Maybe everyone leaves at 5:31 on the dot; maybe they don’t. Keep a low profile and pay attention to what others are doing. You’re moving into an established culture and they have a set way of doings things whether they’re mindful of it or not. You want to fit in, not stand out. Remember the saying, “When in Rome, do as the Romans do.”
5. Don’t OVERDO IT. THAT THREATENS PEOPLE.
Save the designer stuff and status symbols. Appearing “better than,” in any way, will backfire on you later. If you drive a brand new expensive something or other, park at the back of the lot, and don’t advertise it. If you just got back from a barefoot cruise, or just bought a new home, save it for later. You don’t know the circumstances of those around you. The person you’re telling may have just filed bankruptcy.
And speaking of parking … one first day on a job, with uncanny bad form, I actually managed to park in the boss’ unmarked, but definitely claimed, parking place. “How lucky,” I thought. “I can park right in front of the door.”
6. Don’t VOLUNTEER.
They don’t trust you yet. “Get” that. Don’t volunteer to make the coffee or make the nightly run to FedEx. You could poison them. You might never make it to the FedEx office. (I am not kidding.)
7. Don’t MAKE IT TOO HARD, OR TOO EASY.
Pace your initial tasks. If you start out blazing, you’ll be held to that pace forever, or you may threaten others who do what you do. If you go too slow, you might not be there long. It’s a marathon, not a sprint.
8. Don’t SAY ‘NO’.
If you’re asked to join them for lunch, pitch in for a baby shower gift, “grab the phone,” or do a task for someone, say “yes.” If something goes against the grain (and there’s always one person in an office who tries to make life hell for the new guy it seems), file it for later. First you need to find out how disputes are handled.
The good manager, the one with the high EQ who knows people, and knows HER people, will tell you, “If so-and-so gives you any trouble, just be nice. Then come tell me and I’ll take care of it.” The inept manager won’t know, or isn’t willing to deal with it, and you’ll have to figure it out for yourself. How do you do this? By having your antennae out. Observe and process.
EXCEPTION: Occasionally in an office you’re ignored for the first few weeks, except by the loser, who will ask you to join him or her for lunch, trying to build an alliance. In that case, you come up with an excuse (“Sorry, gotta run to the bank at noon.”)
9. Don’t CRITIQUE, CRITICIZE, or APPEAR TO BE COMPLAINING.
You’ll notice things that could be done differently and better, but if you speak at this point it will sound like complaining or criticizing. If it’s too hot or too cold, for instance, wait it out. The “new kid on the block” isn’t entitled to anything. You can straighten the place out later.

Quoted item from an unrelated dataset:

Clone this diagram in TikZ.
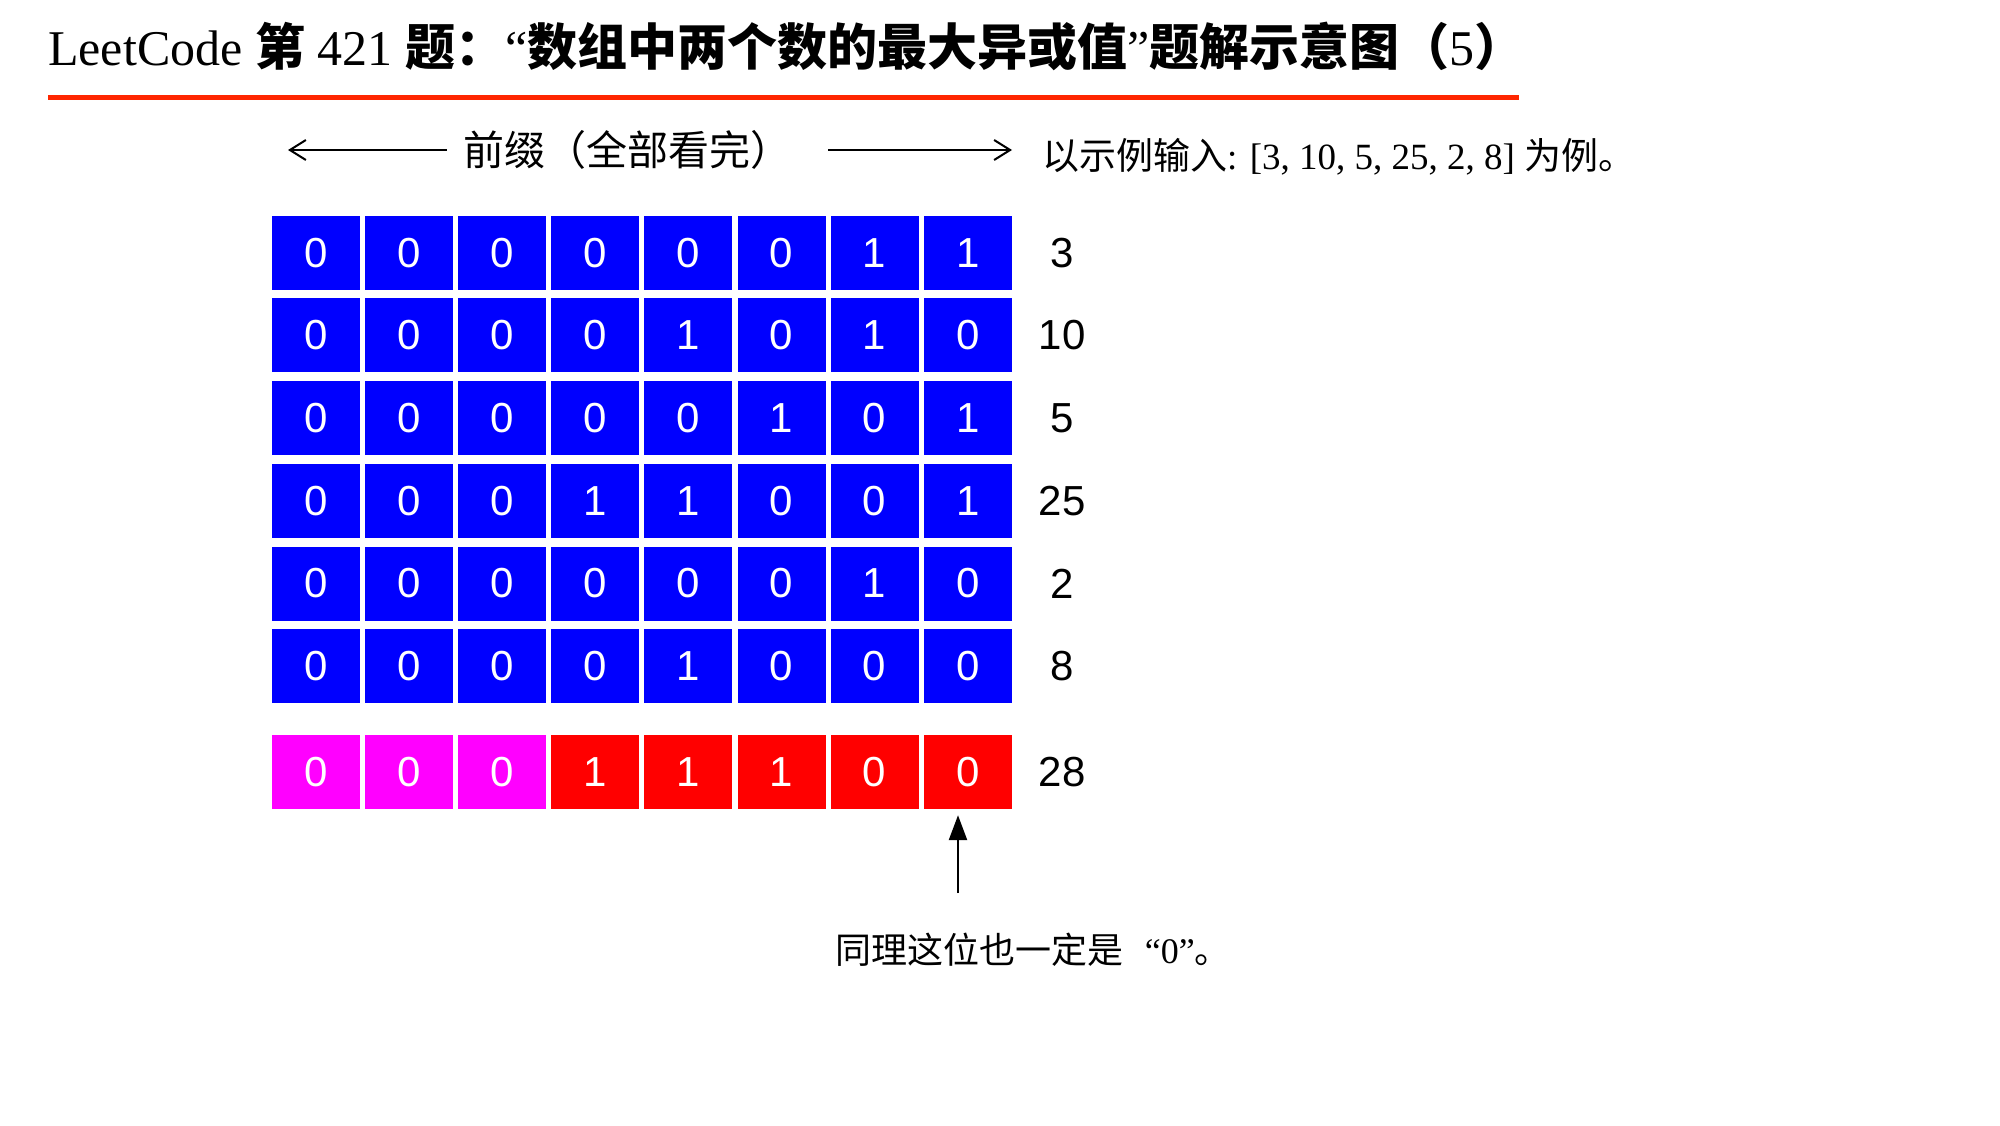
\documentclass[tikz,border=0pt]{standalone}
\usepackage{fontspec}
\setmainfont{Liberation Serif}
\setsansfont{Liberation Sans}
\newfontfamily\cjk{Noto Sans CJK SC}
\usetikzlibrary{positioning,arrows.meta}
\definecolor{titlered}{RGB}{255,38,0}
\definecolor{bitmagenta}{RGB}{255,0,255}

\begin{document}
\begin{tikzpicture}[x=1pt, y=-1pt,
    bit/.style={minimum width=88pt, minimum height=74pt, inner sep=0pt,
        fill=blue, text=white, font=\sffamily\fontsize{42}{42}\selectfont},
    num/.style={inner sep=0pt, font=\sffamily\fontsize{42}{42}\selectfont},
    guide/.style={line width=2pt, -{Straight Barb[length=16pt,width=20pt]}},
    pointer/.style={line width=2.5pt, -{Triangle[length=25pt,width=18pt]}}]
    \useasboundingbox (0,0) rectangle (2000,1125);

    % Title and rule
    \node[anchor=base west, inner sep=0pt, font=\fontsize{50}{50}\selectfont] (title) at (48,65)
        {LeetCode {\cjk\bfseries 第} 421 {\cjk\bfseries 题：}“{\cjk\bfseries 数组中两个数的最大异或值}”{\cjk\bfseries 题解示意图（}5{\cjk\bfseries ）}};
    \draw[titlered, line width=5pt] (48,97) -- (1519,97);

    % Prefix header
    \node[inner sep=0pt, font=\cjk\fontsize{41}{41}\selectfont] (prefix) at (627,150) {前缀（全部看完）};
    \coordinate (pl) at (288,150);
    \coordinate (pr) at (1012,150);
    \draw[guide] ([xshift=-16pt]prefix.west) -- (pl);
    \draw[guide] ([xshift=37pt]prefix.east) -- (pr);
    \node[anchor=west, inner sep=0pt, font=\fontsize{37}{37}\selectfont] (input) at (1042,157)
        {{\cjk 以示例输入}: [3, 10, 5, 25, 2, 8] {\cjk 为例。}};

    % Numbers in binary
    \foreach \b [count=\c] in {0,0,0,0,0,0,1,1}
        \node[bit] (r1c\c) at ({316+93.1*(\c-1)},252.7) {\b};
    \foreach \b [count=\c] in {0,0,0,0,1,0,1,0}
        \node[bit] (r2c\c) at ({316+93.1*(\c-1)},335.4) {\b};
    \foreach \b [count=\c] in {0,0,0,0,0,1,0,1}
        \node[bit] (r3c\c) at ({316+93.1*(\c-1)},418.1) {\b};
    \foreach \b [count=\c] in {0,0,0,1,1,0,0,1}
        \node[bit] (r4c\c) at ({316+93.1*(\c-1)},500.8) {\b};
    \foreach \b [count=\c] in {0,0,0,0,0,0,1,0}
        \node[bit] (r5c\c) at ({316+93.1*(\c-1)},583.5) {\b};
    \foreach \b [count=\c] in {0,0,0,0,1,0,0,0}
        \node[bit] (r6c\c) at ({316+93.1*(\c-1)},666.2) {\b};

    % Result
    \foreach \b/\col [count=\c] in {0/bitmagenta,0/bitmagenta,0/bitmagenta,1/red,1/red,1/red,0/red,0/red}
        \node[bit, fill=\col] (r7c\c) at ({316+93.1*(\c-1)},772) {\b};

    % Values
    \foreach \v [count=\r] in {3,10,5,25,2,8}
        \node[num] (n\r) at (1062,{252.7+82.7*(\r-1)}) {\v};
    \node[num] (n7) at (1062,772) {28};

    % Pointer
    \coordinate (tail) at (958,893);
    \draw[pointer] (tail) -- ([yshift=-6pt]tail |- r7c8.south);
    \node[anchor=west, inner sep=0pt, font=\fontsize{36}{36}\selectfont] (note) at (835,950)
        {{\cjk 同理这位也一定是}\hspace{0.6em}“0”{\cjk 。}};
\end{tikzpicture}
\end{document}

10. Don’t VIOLATE PACK BEHAVIOR.
You watch the Discovery Channel, don’t you? Well, picture the troop of monkeys, i.e., if you’re not the alpha male, you’re just one of the pack, so start grinning and grooming the others.
11. Don’t UNDERESTIMATE THE EFFECT OF INITIAL CONDITIONS.
In physics it’s called “sensitive initial conditions.” It means the way “it” (any system) begins makes a huge and permanent difference. Think of what you say and do as being broadcast with a loudspeaker into a cavern which will reverberate and echo for months. There’s not such thing as an “innocent comment” when you’re new, and if you show up in a bright print dress when everyone else is in neutral and pants, you’ll reinvent the term “sticking out like a sore thumb.”
The onus (hard work) is on you. They will be ADJUSTING to you. You must ADAPT to them (a far stronger concept). When in doubt, get coaching! You want to get off to a good start.